* **EXERCISE DIRECTIONS**
Copy out each line in the material below that has the word "chart".

* **DATA LINES**
——————

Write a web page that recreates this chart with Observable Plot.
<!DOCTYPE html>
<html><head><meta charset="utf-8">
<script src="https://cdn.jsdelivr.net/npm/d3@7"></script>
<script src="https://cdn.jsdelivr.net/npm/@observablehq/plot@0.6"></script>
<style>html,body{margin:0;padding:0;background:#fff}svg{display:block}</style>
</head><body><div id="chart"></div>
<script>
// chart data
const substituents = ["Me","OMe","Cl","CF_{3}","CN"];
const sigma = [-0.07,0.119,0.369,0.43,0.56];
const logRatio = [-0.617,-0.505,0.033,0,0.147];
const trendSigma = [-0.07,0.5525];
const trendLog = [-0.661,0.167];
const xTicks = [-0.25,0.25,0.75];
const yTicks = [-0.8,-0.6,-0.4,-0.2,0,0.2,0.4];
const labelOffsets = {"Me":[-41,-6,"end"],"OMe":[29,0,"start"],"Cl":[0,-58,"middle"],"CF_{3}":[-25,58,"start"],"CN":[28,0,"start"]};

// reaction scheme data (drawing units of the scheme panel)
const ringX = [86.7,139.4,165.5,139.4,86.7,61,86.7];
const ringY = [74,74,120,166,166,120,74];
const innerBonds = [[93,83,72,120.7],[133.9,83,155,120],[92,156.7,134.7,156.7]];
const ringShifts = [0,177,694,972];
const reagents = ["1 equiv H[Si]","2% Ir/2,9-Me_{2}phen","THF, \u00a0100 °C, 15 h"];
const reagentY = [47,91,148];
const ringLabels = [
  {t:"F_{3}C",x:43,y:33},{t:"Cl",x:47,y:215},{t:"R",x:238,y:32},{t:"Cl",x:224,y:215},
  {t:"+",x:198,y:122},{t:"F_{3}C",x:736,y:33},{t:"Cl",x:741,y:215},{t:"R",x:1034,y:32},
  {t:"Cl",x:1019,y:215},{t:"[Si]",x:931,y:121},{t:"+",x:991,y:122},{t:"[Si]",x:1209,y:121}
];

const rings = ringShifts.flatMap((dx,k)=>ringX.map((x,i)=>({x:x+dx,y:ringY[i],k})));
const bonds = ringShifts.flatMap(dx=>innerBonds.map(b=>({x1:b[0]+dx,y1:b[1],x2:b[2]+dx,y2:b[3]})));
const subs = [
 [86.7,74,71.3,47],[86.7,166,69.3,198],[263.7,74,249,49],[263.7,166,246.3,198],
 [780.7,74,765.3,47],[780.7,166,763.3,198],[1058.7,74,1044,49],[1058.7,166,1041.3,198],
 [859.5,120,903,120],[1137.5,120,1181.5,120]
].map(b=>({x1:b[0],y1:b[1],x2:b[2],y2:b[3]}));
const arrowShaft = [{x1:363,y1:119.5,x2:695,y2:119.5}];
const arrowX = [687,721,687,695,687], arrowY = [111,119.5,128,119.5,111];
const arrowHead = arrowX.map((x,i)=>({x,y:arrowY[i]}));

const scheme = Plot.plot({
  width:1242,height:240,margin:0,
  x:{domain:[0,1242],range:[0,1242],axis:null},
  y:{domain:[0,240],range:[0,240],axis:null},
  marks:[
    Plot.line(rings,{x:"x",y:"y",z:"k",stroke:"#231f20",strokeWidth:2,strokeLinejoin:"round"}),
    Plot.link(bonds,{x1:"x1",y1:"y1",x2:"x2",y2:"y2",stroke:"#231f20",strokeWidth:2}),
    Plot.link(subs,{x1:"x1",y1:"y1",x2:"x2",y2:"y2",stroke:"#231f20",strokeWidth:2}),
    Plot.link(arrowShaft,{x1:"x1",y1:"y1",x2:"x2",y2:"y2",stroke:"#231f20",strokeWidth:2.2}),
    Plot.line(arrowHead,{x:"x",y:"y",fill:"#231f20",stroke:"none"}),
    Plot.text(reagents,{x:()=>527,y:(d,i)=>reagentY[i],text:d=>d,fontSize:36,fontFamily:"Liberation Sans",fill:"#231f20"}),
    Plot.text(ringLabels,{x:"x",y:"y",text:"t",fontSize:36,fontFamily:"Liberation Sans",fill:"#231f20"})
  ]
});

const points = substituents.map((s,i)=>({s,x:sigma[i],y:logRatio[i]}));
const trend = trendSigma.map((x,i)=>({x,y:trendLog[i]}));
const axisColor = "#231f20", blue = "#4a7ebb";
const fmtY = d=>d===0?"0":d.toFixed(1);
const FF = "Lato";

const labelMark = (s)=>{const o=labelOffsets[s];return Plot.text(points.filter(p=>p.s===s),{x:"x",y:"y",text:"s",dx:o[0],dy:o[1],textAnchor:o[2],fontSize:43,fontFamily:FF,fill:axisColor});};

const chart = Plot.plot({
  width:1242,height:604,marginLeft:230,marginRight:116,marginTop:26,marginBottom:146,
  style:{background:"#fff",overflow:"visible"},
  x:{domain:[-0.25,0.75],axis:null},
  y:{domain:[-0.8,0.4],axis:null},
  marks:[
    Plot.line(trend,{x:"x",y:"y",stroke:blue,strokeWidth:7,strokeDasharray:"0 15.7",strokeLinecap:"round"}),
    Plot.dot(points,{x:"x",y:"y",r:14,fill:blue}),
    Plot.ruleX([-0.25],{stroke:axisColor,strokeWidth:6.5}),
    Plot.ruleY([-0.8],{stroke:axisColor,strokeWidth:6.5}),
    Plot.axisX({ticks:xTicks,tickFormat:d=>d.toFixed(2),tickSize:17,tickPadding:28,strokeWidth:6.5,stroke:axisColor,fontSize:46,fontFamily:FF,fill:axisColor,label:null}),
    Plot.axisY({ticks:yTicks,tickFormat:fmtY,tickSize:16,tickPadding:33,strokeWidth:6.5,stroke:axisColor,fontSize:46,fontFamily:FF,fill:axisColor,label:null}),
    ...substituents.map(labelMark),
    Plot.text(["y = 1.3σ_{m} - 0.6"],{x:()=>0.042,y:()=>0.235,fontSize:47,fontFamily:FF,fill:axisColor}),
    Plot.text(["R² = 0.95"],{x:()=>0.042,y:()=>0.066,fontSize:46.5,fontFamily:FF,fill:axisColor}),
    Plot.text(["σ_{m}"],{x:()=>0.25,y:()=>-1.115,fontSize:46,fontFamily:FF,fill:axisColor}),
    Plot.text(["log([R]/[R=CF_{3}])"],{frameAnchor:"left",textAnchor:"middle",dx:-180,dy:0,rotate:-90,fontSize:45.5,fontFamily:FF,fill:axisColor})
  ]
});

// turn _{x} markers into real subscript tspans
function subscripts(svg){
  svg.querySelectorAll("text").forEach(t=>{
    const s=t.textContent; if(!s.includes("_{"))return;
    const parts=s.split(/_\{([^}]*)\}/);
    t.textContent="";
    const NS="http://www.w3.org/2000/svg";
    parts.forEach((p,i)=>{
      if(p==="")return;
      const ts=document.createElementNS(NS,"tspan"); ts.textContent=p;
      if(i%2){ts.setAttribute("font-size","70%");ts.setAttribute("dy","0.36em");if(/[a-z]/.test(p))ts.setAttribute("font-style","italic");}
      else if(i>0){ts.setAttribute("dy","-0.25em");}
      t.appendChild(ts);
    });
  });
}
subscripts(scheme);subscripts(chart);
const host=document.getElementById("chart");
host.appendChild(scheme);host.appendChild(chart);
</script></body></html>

——————

* **TASK RESPONSE**
Write a web page that recreates this chart with Observable Plot.
</head><body><div id="chart"></div>
// chart data
const chart = Plot.plot({
subscripts(scheme);subscripts(chart);
const host=document.getElementById("chart");
host.appendChild(scheme);host.appendChild(chart);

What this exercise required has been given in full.